By early 1973, inflation was out of control. The crippled economy was further battered by prolonged and sometimes simultaneous strikes by physicians, teachers, students, truck owners, copper workers, and the small business class. A military coup overthrew Allende on September 11, 1973. As the armed forces bombarded the presidential palace (Palacio de La Moneda), Allende committed suicide.A military government, led by General Augusto Pinochet Ugarte, took over control of the country. The first years of the regime were marked by allegations of human rights violations. On October 1973, at least 72 people were murdered by the Caravan of Death. At least a thousand people were executed during the first six months of Pinochet in office, and at least two thousand more were killed during the next sixteen years, as reported by the Rettig Report. About 30,000 left the country, and tens of thousands of people were detained and tortured, as investigated by the 2004 Valech Commission. A new Constitution was approved by plebiscite characterized by the absence of registration lists, on September 11, 1980, and General Pinochet became president of the republic for an 8-year term. In the late 1980s, the government gradually permitted greater freedom of assembly, speech, and association, to include trade union and political activity. The government launched market-oriented reforms, which have continued ever since. Chile moved toward a free market economy that saw an increase in domestic and foreign private investment, although the copper industry and other important mineral resources were not opened for competition. In a plebiscite on October 5, 1988, General Pinochet was denied a second 8-year term as president (56% against 44%).

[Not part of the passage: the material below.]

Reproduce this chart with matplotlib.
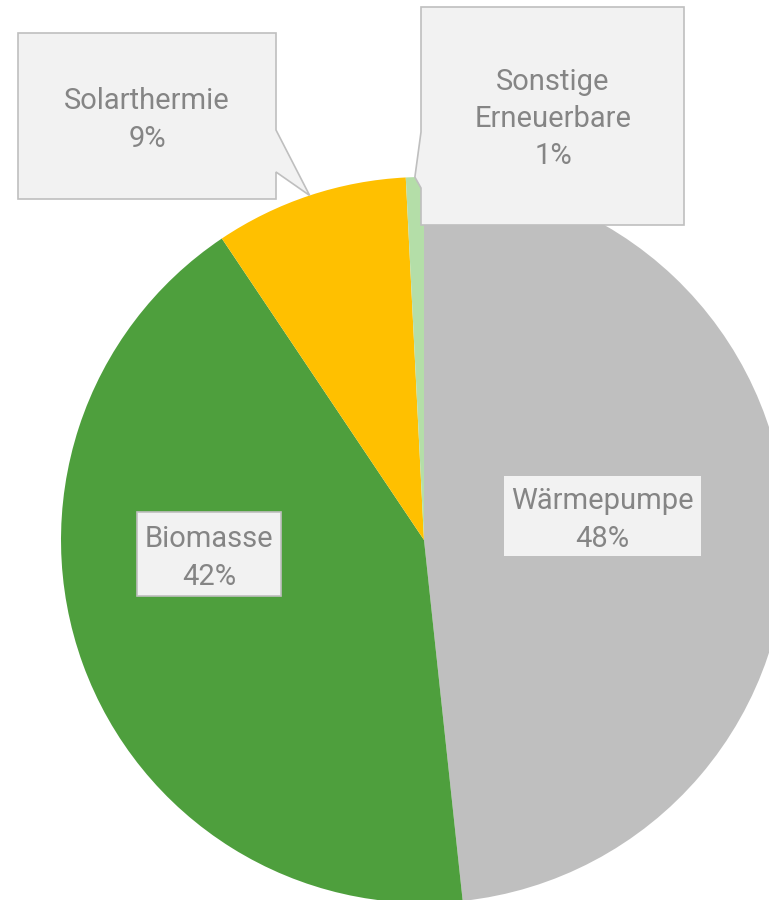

After the coup, Chileans witnessed a large-scale repression, which started as soon as October 1973, with at least 70 persons murdered by the Caravan of Death. The four-man junta headed by General Augusto Pinochet abolished civil liberties, dissolved the national congress, banned union activities, prohibited strikes and collective bargaining, and erased the Allende administration’s agrarian and economic reforms. The junta jailed, tortured, and executed thousands of Chileans. According to the Rettig commission and the Valech Report, close to 3,200 were executed or “disappeared”, and at least 29,000 imprisoned and tortured. According to the Latin American Institute on Mental Health and Human Rights (ILAS), “situations of extreme trauma” affected about 200,000 persons; this figure includes individuals killed, tortured or exiled, and their immediate families.
The junta embarked on a radical program of liberalization and privatization, slashing tariffs as well as government welfare programs and deficits. In 1973, Chile was in shambles – inflation was hundreds of percents, the country had no foreign reserves, and GDP was falling. In order to halt the ongoing economic collapse, economic reforms were drafted by a group of technocrats known as the Chicago boys because many of them had been trained or influenced by University of Chicago professors. The first reforms were implemented in three rounds – 1974-1983, 1985, and 1990.
After the economic crisis of 1982, Hernan Buchi became Minister of Finance from 1985 to 1989. He allowed the peso to float and reinstated restrictions on the movement of capital in and out of the country. He introduced banking legislation, simplified and reduced the corporate tax. Chile pressed ahead with privatizations, including public utilities plus the re-privatization of companies that had returned to the government during the 1982-1983 crisis. Under these new policies, the rate of inflation dropped from about 1,000% per year to about 10% per year. While this was still a high rate of inflation, it allowed the economy to start recovering. From 1984 to 1990, Chile’s gross domestic product grew by an annual average of 5.9%, the fastest on the continent. Chile developed a good export economy, including the export of fruits and vegetables to the northern hemisphere when they were out of season, and commanded high prices.
An important initiative begun in 1981 and carried on until today, aimed at modernizing the use of Information and Communication technology, greatly contributed to disentangle the traditional bureaucratic and cumbersome clerical procedures in all dealings with branches of the government, from civil registry to import/export documentation, thereby fostering a more agile economy and a more efficient public administration.
The military junta began to change during the late 1970s. Due to problems with Pinochet, Leigh was expelled from the junta in 1978 and replaced by General Fernando Matthei. Due to the Caso Degollados (“slit throats case”), in which three Communist party members were assassinated, César Mendoza, member of the junta since 1973 and representants of the carabineros, resigned in 1985 and was replaced by Rodolfo Stange. The next year, Carmen Gloria Quintana was burnt alive in what became known as the Caso Quemado (“Burnt Alive case”).
Problems with Argentina coming from the 19th century reached a high in 1978, with disagreements over the Beagle Canal. The two countries agreed to papal mediation over the canal. Chilean-Argentine relations remained bad, however, and Chile helped England during the Falklands War.
Chile’s constitution was approved in a national plebiscite held in September 1980. It came into force in March 1981. It established that in 1988 there would be another plebiscite in which the voters would accept or reject a single candidate proposed by the Military Junta. Pinochet was, as expected, the candidate proposed, and he was denied a second 8 year term by 54.5% of the vote.